Does anyone have any first-hand experience with battery desulfators?
While I know that a high frequency waveform is supposed to "de-crystallize" the lead sulfate and "restore the battery", I haven't found any designers who have first-hand experience with this.....
This is my personal experience, about 40 years ago. I bought a small surplus dry-charged 6V lead acid battery made in the
40's for the war. Added acid and it was dead - so dead that even with 100V across it the current was only a few mA. So i put it across the line (120VAC with a current limiting resistor (about 100mA); took a week to come up that far. Then i rigged it with a capacitor in series and a reverse polarity protection diode across the battery and used that scheme to pump more cycling current thru the battery and charge it at the same time. Stopped that when the AC current was near an amp and changed again. Used a 12V filament xfmr as source, current limiting resistor and same reverse polarity protection diode across the battery, until the AC current was 3 amps or so. From then on, i used a resistor to discharge it to 10V, and a standard charger to bring it back up; 5 or 6 times.
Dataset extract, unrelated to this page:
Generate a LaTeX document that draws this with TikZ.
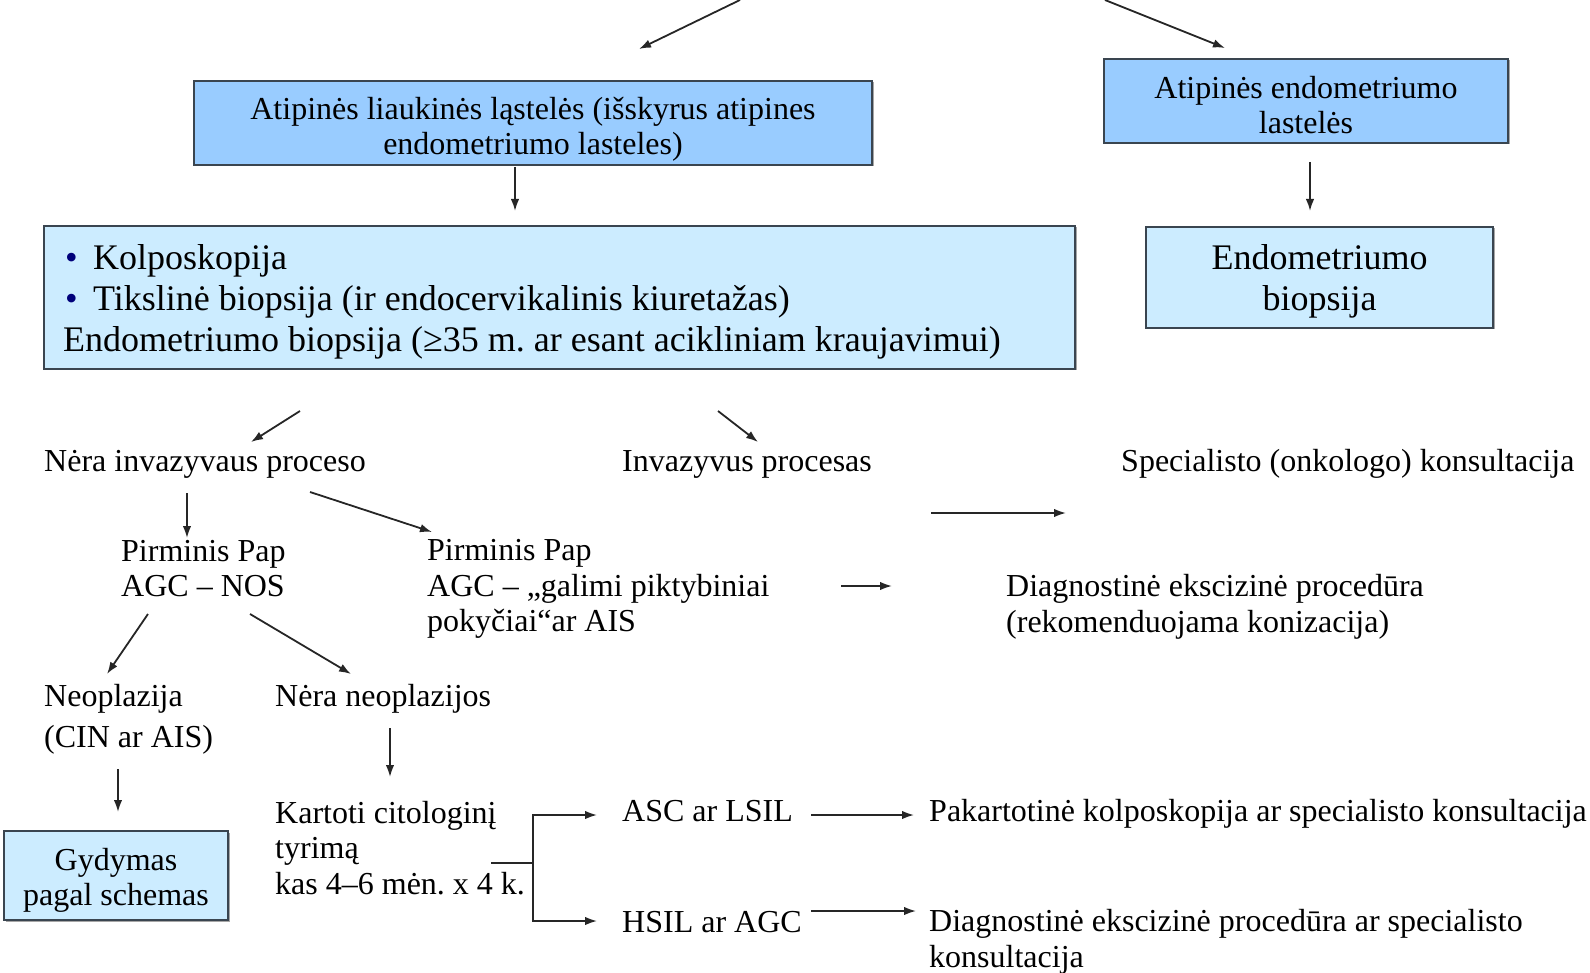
\documentclass[tikz,border=0pt]{standalone}
\usepackage{fontspec}
\setmainfont{Liberation Serif}
\usetikzlibrary{arrows.meta,shadows}
\definecolor{boxmid}{HTML}{99CCFF}
\definecolor{boxlight}{HTML}{CCECFF}
\definecolor{bulletblue}{HTML}{00007A}
\definecolor{edge}{HTML}{3A4550}
\newcommand{\normaltxt}{\frenchspacing\fontsize{32}{35.5}\selectfont}
\newcommand{\bigtxt}{\frenchspacing\fontsize{36}{41}\selectfont}
\newcommand{\blt}{\makebox[30pt][l]{\hspace{2pt}\color{bulletblue}\textbullet}}

\begin{document}
\begin{tikzpicture}[x=1pt,y=-1pt,
  arr/.style={-{Latex[length=12pt,width=8.5pt]}, line width=1.8pt, black!85},
  flowbox/.style={draw=edge, line width=1.8pt, inner sep=0pt,
    general shadow={shadow xshift=1.5pt, shadow yshift=-1.5pt, fill=gray!70}},
  boxtext/.style={inner sep=0pt, align=center, font=\normaltxt},
  plain/.style={anchor=west, inner sep=0pt, align=left, font=\normaltxt}]

\useasboundingbox (0,0) rectangle (1590,973);

% boxes and their captions
\node[flowbox, fill=boxmid, minimum width=678, minimum height=84] (liauk) at (533,123) {};
\node[boxtext] (liaukT) at (533,129.5)
  {Atipinės liaukinės ląstelės (išskyrus atipines\\endometriumo lasteles)};
\node[flowbox, fill=boxmid, minimum width=404, minimum height=84] (endocell) at (1306,101) {};
\node[boxtext] (endocellT) at (1306,105)
  {Atipinės endometriumo\\lastelės};
\node[flowbox, fill=boxlight, minimum width=347, minimum height=101] (endobio) at (1319.5,277.5) {};
\node[boxtext, font=\bigtxt] (endobioT) at (1319.5,281.5)
  {Endometriumo\\biopsija};
\node[flowbox, fill=boxlight, minimum width=1031, minimum height=143] (exam) at (559.5,297.5) {};
\node[plain, font=\bigtxt] (examT) at (63,302)
  {\blt Kolposkopija\\\blt Tikslinė biopsija (ir endocervikalinis kiuretažas)\\Endometriumo biopsija (≥35 m. ar esant acikliniam kraujavimui)};
\node[flowbox, fill=boxlight, minimum width=224, minimum height=89] (gyd) at (116,875.5) {};
\node[boxtext] (gydT) at (116,880.5)
  {Gydymas\\pagal schemas};

% plain texts
\node[plain] (nera) at (44,464) {Nėra invazyvaus proceso};
\node[plain] (inv) at (622,464) {Invazyvus procesas};
\node[plain] (spec) at (1121,464) {Specialisto (onkologo) konsultacija};
\node[plain] (papnos) at (121,568.5) {Pirminis Pap\\AGC – NOS};
\node[plain] (papais) at (427,589) {Pirminis Pap\\AGC – „galimi piktybiniai\\pokyčiai“ar AIS};
\node[plain] (diag1) at (1006,607) {Diagnostinė ekscizinė procedūra\\(rekomenduojama konizacija)};
\node[plain, font=\frenchspacing\fontsize{32}{40.6}\selectfont] (neo) at (44,719.5) {Neoplazija\\(CIN ar AIS)};
\node[plain] (neneo) at (275,699) {Nėra neoplazijos};
\node[plain] (kart) at (275,848) {Kartoti citologinį\\tyrimą\\kas 4–6 mėn. x 4 k.};
\node[plain] (asc) at (622,811) {ASC ar LSIL};
\node[plain] (hsil) at (622,922) {HSIL ar AGC};
\node[plain] (pak) at (929,814) {Pakartotinė kolposkopija ar specialisto konsultacija};
\node[plain] (diag2) at (929,942) {Diagnostinė ekscizinė procedūra ar specialisto\\konsultacija};

% arrow end points
\coordinate (t1a) at (740,0);    \coordinate (t1b) at (639,49);
\coordinate (t2a) at (1105,0);   \coordinate (t2b) at (1225,48);
\coordinate (l1a) at (515,167);  \coordinate (l1b) at (515,211);
\coordinate (e1a) at (1310,162); \coordinate (e1b) at (1310,211);
\coordinate (x1a) at (300,411);  \coordinate (x1b) at (251,442);
\coordinate (x2a) at (718,411);  \coordinate (x2b) at (758,442);
\coordinate (sa) at (931,513);   \coordinate (sb) at (1066,513);
\coordinate (n1a) at (187,493);  \coordinate (n1b) at (187,538);
\coordinate (n2a) at (310,492);  \coordinate (n2b) at (432,532);
\coordinate (da) at (841,586);   \coordinate (db) at (892,586);
\coordinate (p1a) at (148,614);  \coordinate (p1b) at (107,674);
\coordinate (p2a) at (250,614);  \coordinate (p2b) at (351,674);
\coordinate (g1a) at (118,769);  \coordinate (g1b) at (118,812);
\coordinate (k1a) at (390,728);  \coordinate (k1b) at (390,777);
\coordinate (bj) at (491,863);   \coordinate (bm) at (533,863);
\coordinate (bt) at (533,815);   \coordinate (bb) at (533,921);
\coordinate (ba) at (597,815);   \coordinate (bh) at (597,921);
\coordinate (aa) at (811,815);   \coordinate (ab) at (914,815);
\coordinate (ha) at (811,911);   \coordinate (hb) at (916,911);

% connectors
\draw[arr] (t1a) -- (t1b);
\draw[arr] (t2a) -- (t2b);
\draw[arr] (l1a) -- (l1b);
\draw[arr] (e1a) -- (e1b);
\draw[arr] (x1a) -- (x1b);
\draw[arr] (x2a) -- (x2b);
\draw[arr] (sa) -- (sb);
\draw[arr] (n1a) -- (n1b);
\draw[arr] (n2a) -- (n2b);
\draw[arr] (da) -- (db);
\draw[arr] (p1a) -- (p1b);
\draw[arr] (p2a) -- (p2b);
\draw[arr] (g1a) -- (g1b);
\draw[arr] (k1a) -- (k1b);
\draw[line width=1.8pt, black!85] (bj) -- (bm);
\draw[arr] (bm) -- (bt) -- (ba);
\draw[arr] (bm) -- (bb) -- (bh);
\draw[arr] (aa) -- (ab);
\draw[arr] (ha) -- (hb);
\end{tikzpicture}
\end{document}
Short circuit current from this dinky "motorcycle" battery was over
100 amps when i got done rejuvenating it. Took a few months overall.
"Sulphation" is the term and the problem. It must be broken up, and the smaller the particles that result, the better the results will be. Keep the cycling current low, and AC is OK when that current is far less than the rating (C/1000 or less i would say). When the current gets in the region of C/200 or so, go with charge/discharge and no reverse current (hence that protection diode). I do not think that the waveform matters much.
I have not looked at the references given by others in this thread.